Regarding the EU not wanting the former Ukraine to lose, there is a difference between what the officials want and what the people want. From Finland to Portugal I am sure most people would want no war and cheap energy, however, their 'leaders' are just doing what Washington tells them to do.
Not really. Putin will not deal with Europe honestly.
A better idea is to try to get Russia to join the EU and use an open market to exert control over the more extreme behaviors and tendencies in Russia. A lot of Russian behavior is based on paranoia (completely justifiable paranoia when you see the way the US is behaving) so perhaps having them in the European fold will chill them out a bit - obviously this is far fetched but it's at least a way to fix this long term.

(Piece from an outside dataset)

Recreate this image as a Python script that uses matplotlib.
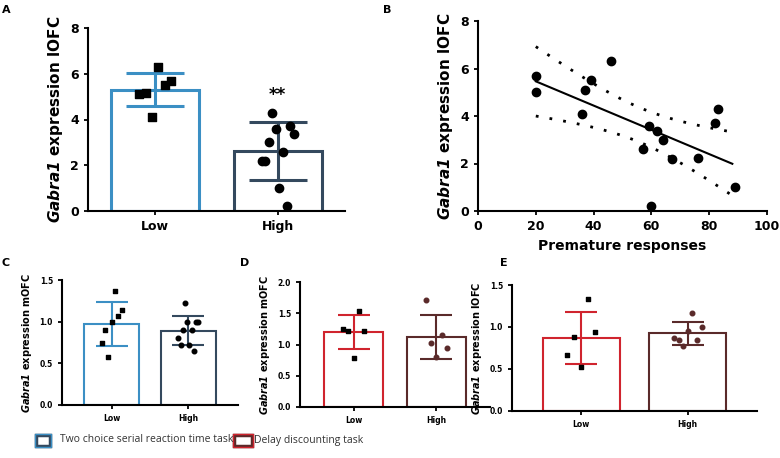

As a Russian? Absolutely yes.
We had a dry run 3 years ago, during Prigozhin's mutiny. He was advancing towards Moscow at freeway speeds, and the population was happily taking pictures. Nobody was organizing barricades, protests, or pro-government rallies.
Putin's regime is purely authoritarian ("information autocracy") it has _no_ ideology. Moreover, the government in Russia does everything it can to keep the population passive.
And before you ask, Iran was different because it's _not_ an authoritarian country. It's a full-blown totalitarian theocracy with an official ideology and the elites there actually _believe_ in their doctrine. They have a core of people who will die rather than betray it. And most importantly, they have actual institutions that can survive the death of individuals.
Eventually nobody will want the job.
It may have been true in the case of Maduro, but the jury is out (we also "decapitated" Hugo Chavez in the early 2000s but he came roaring back).
It is emphatically not true in the case of Iran, Russia, China, DPRK or any state that has been truly sovereign for a couple generations. These states have deep political power structures that don't rely on the whims of one individual.